With hindsight, this console doomed by how expensive it was among other factors, such as a lack fof a mainstream killer app, was innovative and its figurehead Trip Hawkins deserves lionisation for. The founder of Electronic Arts in 1982, he spearheaded an idiosyncratic and bold console, taking a really un-mainstream attitude to a machine at the time where the hardware was not unique, and could have a variety of different versions created by outsourcing to electronics companies, had no censorship which allowed for adult games to be made for it officially, and had no region locking. The cost to develop for the CD based software was a lot less expensive too, which leads into how even next to Microsoft, a huge company who struggled to get the Xbox over twice in Japan, the 3DO managed to have an easier time, just from the exclusives, in that country, and even in South Korea which had exclusive games too. Kenji Eno was an admirer of Hawkins because of these aspects2, and it was clear the model, whilst not a successful console, allowed Warp to exist. Knowing one of the variety of games they made for the 3DO, the block puzzle game Trip'd (1995), was clearly named after Trip Hawkins shows the company were grateful for the machine.

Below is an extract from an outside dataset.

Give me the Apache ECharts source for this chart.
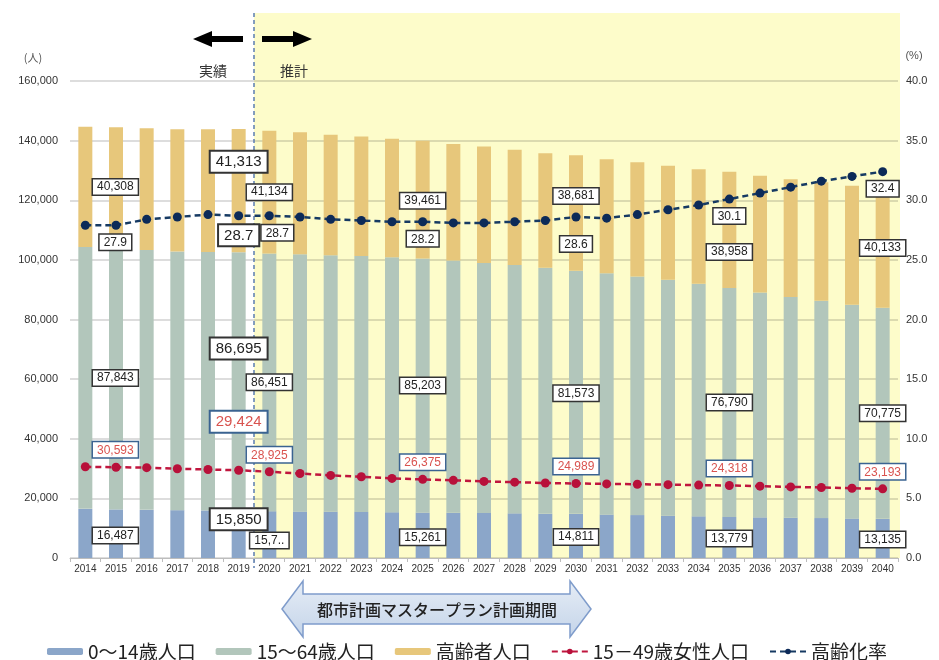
<!DOCTYPE html>
<html>
<head>
<meta charset="utf-8">
<script src="https://cdn.jsdelivr.net/npm/echarts@6/dist/echarts.min.js"></script>
<style>
  html, body { margin: 0; padding: 0; background: #ffffff; }
  #chart { width: 939px; height: 660px; }
</style>
</head>
<body>
<div id="chart"></div>
<script>
// 年次
const years = ['2014','2015','2016','2017','2018','2019','2020','2021','2022','2023','2024','2025','2026',
  '2027','2028','2029','2030','2031','2032','2033','2034','2035','2036','2037','2038','2039','2040'];

// 0〜14歳人口
const child = [16487,16300,16150,16050,15950,15850,15700,15620,15540,15460,15360,15261,15180,
  15090,15000,14900,14811,14600,14400,14200,14000,13779,13650,13520,13400,13270,13135];

// 15〜64歳人口
const working = [87843,87500,87200,86800,86700,86695,86451,86250,86050,85800,85550,85203,84600,
  83900,83300,82500,81573,80900,80000,79100,78000,76790,75400,74000,72900,71700,70775];

// 高齢者人口
const elderly = [40308,40650,40800,41000,41150,41313,41134,40900,40360,40120,39690,39461,39050,
  39040,38610,38390,38681,38280,38380,38240,38420,38958,39140,39560,39700,39860,40133];

// 15－49歳女性人口
const women = [30593,30450,30300,29950,29700,29424,28925,28350,27700,27250,26700,26375,26050,
  25700,25450,25150,24989,24850,24750,24600,24450,24318,24100,23850,23650,23400,23193];

// 高齢化率（％）
const agingRate = [27.9,27.9,28.4,28.6,28.8,28.7,28.7,28.6,28.4,28.3,28.2,28.2,28.1,
  28.1,28.2,28.3,28.6,28.5,28.8,29.2,29.6,30.1,30.6,31.1,31.6,32.0,32.4];

// 左軸・右軸の目盛
const leftTicks = { min: 0, max: 160000, interval: 20000 };
const rightTicks = { min: 0, max: 40, interval: 5 };

// 数値ラベルを付ける年（インデックス）
const labeledYears = [0, 5, 6, 11, 16, 21, 26];
const emphasisYear = 5;           // 実績最終年：大きい枠
const truncatedLabels = { child: { 6: '15,7..' } };

// ラベル位置の微調整 [dx, dy]
const labelShift = {
  child:   { 0: [30, 2], 5: [0, -15], 6: [0, 6], 11: [0, 2], 16: [0, 1], 21: [0, 1], 26: [0, 1] },
  working: { 0: [30, 0], 5: [0, -33], 6: [0, 0], 11: [0, 0], 16: [0, 1], 21: [0, 0], 26: [0, 0] },
  elderly: { 0: [30, 0], 5: [0, -29], 6: [0, 0], 11: [0, 1], 16: [0, -17], 21: [0, 22], 26: [0, 0] },
  rate:    { 0: [30, 0], 5: [0, 0], 6: [8, 0], 11: [0, 0], 16: [0, 10], 21: [0, 0], 26: [0, 0] },
  women:   { 0: [30, 0], 5: [0, -29], 6: [0, 0], 11: [0, 0], 16: [0, 0], 21: [0, 0], 26: [0, 0] }
};

const NUM_FONT = '"Liberation Sans", Arial, sans-serif';
const JP_FONT = '"Noto Sans CJK JP", "Noto Sans", sans-serif';

const fmtInt = v => Math.round(v).toLocaleString('en-US');

function boxLabel(key, i, text, opts) {
  const big = i === emphasisYear;
  return Object.assign({
    show: true,
    formatter: text,
    fontFamily: NUM_FONT,
    fontSize: big ? 15 : 12,
    color: '#222',
    backgroundColor: '#ffffff',
    borderColor: '#333',
    borderWidth: big ? 2 : 1.5,
    padding: big ? [3, 5, 2, 5] : [2, 4, 1, 4],
    offset: labelShift[key][i] || [0, 0]
  }, opts || {});
}

function barData(key, values) {
  return values.map((v, i) => {
    if (labeledYears.indexOf(i) < 0) return v;
    const t = (truncatedLabels[key] && truncatedLabels[key][i]) || fmtInt(v);
    return { value: v, label: boxLabel(key, i, t, { position: 'inside' }) };
  });
}

function rateData(values) {
  return values.map((v, i) => {
    if (labeledYears.indexOf(i) < 0) return v;
    return { value: v, label: boxLabel('rate', i, v.toFixed(1), { position: 'bottom' }) };
  });
}

function womenData(values) {
  return values.map((v, i) => {
    if (labeledYears.indexOf(i) < 0) return v;
    return { value: v, label: boxLabel('women', i, fmtInt(v), {
      position: 'top', color: '#d9534f', borderColor: '#3a6391'
    }) };
  });
}

const chart = echarts.init(document.getElementById('chart'), null, { renderer: 'canvas' });

const option = {
  backgroundColor: '#ffffff',
  animation: false,
  grid: { left: 70, right: 41, top: 81, bottom: 102, containLabel: false },
  legend: {
    left: 42, top: 637,
    itemWidth: 36, itemHeight: 7, itemGap: 20,
    textStyle: { fontFamily: JP_FONT, fontSize: 19, color: '#222' },
    data: [
      { name: '0〜14歳人口', icon: 'roundRect' },
      { name: '15〜64歳人口', icon: 'roundRect' },
      { name: '高齢者人口', icon: 'roundRect' },
      { name: '15－49歳女性人口' },
      { name: '高齢化率' }
    ]
  },
  xAxis: {
    type: 'category',
    data: years,
    boundaryGap: true,
    axisLine: { lineStyle: { color: '#bdbdbd', width: 1 } },
    axisTick: { show: true, alignWithLabel: false, length: 4, lineStyle: { color: '#bdbdbd' } },
    axisLabel: { interval: 0, fontFamily: NUM_FONT, fontSize: 10, color: '#333', margin: 6 }
  },
  yAxis: [
    {
      type: 'value',
      min: leftTicks.min, max: leftTicks.max, interval: leftTicks.interval,
      axisLine: { show: false }, axisTick: { show: false },
      axisLabel: { formatter: v => fmtInt(v), fontFamily: NUM_FONT, fontSize: 11, color: '#333', margin: 12 },
      splitLine: { lineStyle: { color: 'rgba(0,0,0,0.18)', width: 1.5 } }
    },
    {
      type: 'value',
      min: rightTicks.min, max: rightTicks.max, interval: rightTicks.interval,
      axisLine: { show: false }, axisTick: { show: false },
      axisLabel: { formatter: v => v.toFixed(1), fontFamily: NUM_FONT, fontSize: 11, color: '#333', margin: 8 },
      splitLine: { show: false }
    }
  ],
  series: [
    {
      name: '0〜14歳人口', type: 'bar', stack: 'pop', barWidth: 14, z: 2,
      itemStyle: { color: '#8ba6c9' },
      data: barData('child', child)
    },
    {
      name: '15〜64歳人口', type: 'bar', stack: 'pop', barWidth: 14, z: 2,
      itemStyle: { color: '#b2c6bb' },
      data: barData('working', working)
    },
    {
      name: '高齢者人口', type: 'bar', stack: 'pop', barWidth: 14, z: 2,
      itemStyle: { color: '#e7c77b' },
      data: barData('elderly', elderly)
    },
    {
      name: '15－49歳女性人口', type: 'line', yAxisIndex: 0, z: 5,
      symbol: 'circle', symbolSize: 9,
      lineStyle: { color: '#c0163e', width: 2.5, type: [6, 4] },
      itemStyle: { color: '#b8103a' },
      data: womenData(women)
    },
    {
      name: '高齢化率', type: 'line', yAxisIndex: 1, z: 6,
      symbol: 'circle', symbolSize: 9,
      lineStyle: { color: '#163a63', width: 2.5, type: [6, 4] },
      itemStyle: { color: '#0c2a58' },
      data: rateData(agingRate)
    }
  ]
};

chart.setOption(option);

// 推計期間の背景・区切り線・注記
const p19 = chart.convertToPixel({ xAxisIndex: 0 }, '2019');
const p20 = chart.convertToPixel({ xAxisIndex: 0 }, '2020');
const yZero = chart.convertToPixel({ yAxisIndex: 0 }, 0);
const splitX = (p19 + p20) / 2;
const plotRight = 939 - 41;

chart.setOption({
  graphic: [
    {
      type: 'rect', z: -10, silent: true,
      shape: { x: splitX, y: 13, width: plotRight + 2 - splitX, height: yZero - 13 },
      style: { fill: '#fdfcca' }
    },
    {
      type: 'line', z: 1, silent: true,
      shape: { x1: splitX, y1: 13, x2: splitX, y2: yZero + 10 },
      style: { stroke: '#5b7eb0', lineWidth: 1.5, lineDash: [4, 3] }
    },
    // 実績 ←
    {
      type: 'polygon', z: 10, silent: true,
      shape: { points: [[193, 39], [212, 31], [212, 36], [243, 36], [243, 42], [212, 42], [212, 47]] },
      style: { fill: '#000' }
    },
    // → 推計
    {
      type: 'polygon', z: 10, silent: true,
      shape: { points: [[262, 36], [293, 36], [293, 31], [312, 39], [293, 47], [293, 42], [262, 42]] },
      style: { fill: '#000' }
    },
    {
      type: 'text', z: 10, silent: true, x: 213, y: 71,
      style: { text: '実績', fontFamily: JP_FONT, fontSize: 14, fill: '#333', align: 'center', verticalAlign: 'middle' }
    },
    {
      type: 'text', z: 10, silent: true, x: 294, y: 71,
      style: { text: '推計', fontFamily: JP_FONT, fontSize: 14, fill: '#333', align: 'center', verticalAlign: 'middle' }
    },
    {
      type: 'text', z: 10, silent: true, x: 33, y: 58,
      style: { text: '(人)', fontFamily: JP_FONT, fontSize: 11, fill: '#555', align: 'center', verticalAlign: 'middle' }
    },
    {
      type: 'text', z: 10, silent: true, x: 914, y: 56,
      style: { text: '(%)', fontFamily: NUM_FONT, fontSize: 11, fill: '#555', align: 'center', verticalAlign: 'middle' }
    },
    // 都市計画マスタープラン計画期間（両矢印）
    {
      type: 'polygon', z: 10, silent: true,
      shape: { points: [[282, 609], [303, 581], [303, 594], [570, 594], [570, 581], [591, 609],
                        [570, 637], [570, 624], [303, 624], [303, 637]] },
      style: {
        fill: new echarts.graphic.LinearGradient(0, 0, 0, 1, [
          { offset: 0, color: '#e6edf6' }, { offset: 1, color: '#c4d4e9' }
        ]),
        stroke: '#7f9ccb', lineWidth: 1.5
      }
    },
    {
      type: 'text', z: 11, silent: true, x: 437, y: 610,
      style: { text: '都市計画マスタープラン計画期間', fontFamily: JP_FONT, fontSize: 16, fontWeight: 500,
               fill: '#222', align: 'center', verticalAlign: 'middle' }
    }
  ]
});
</script>
</body>
</html>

Among the obscurest is Oyaji Hutner Mahjong, which comes from Kenji Eno seeing all the erotic mahjong games including for the arcade, where beating female players leads to them taking their clothes off, and being sick of them, thus imagining a game where a male superhero exists to protect women from perverts3. It is a fun premise, and you have to respect someone even if not a serious satire playing with gender stereotypes in this genre. Innately, I do not see anything inherently amiss with the idea of strip mahjong games, but if they are all clearly designed for a heterosexual male audience, with the female players always the ones meant to lose, then you see an accidental issue of objectification this game rightly parodies. It is not perfect itself, and it would have been cool to see a female heroine fight the sex pests, but our lead the Oyaji Hunter does stand out in a funny way. With women even having a way to turn on his own equivalent of the Bat Signal in the sky to call him, be it by Hunter Yo-Yo to the face or the Hunter Beam, the Oyaji Hunter is there to beat up and force wrong-uns to apologise for acting like pigs. Like the man in just women's underwear and a trench coat terrorising a schoolgirl for an underskirt shot with a camera for the first opponent, he will beat these men up and then humiliate them in a game of mahjong.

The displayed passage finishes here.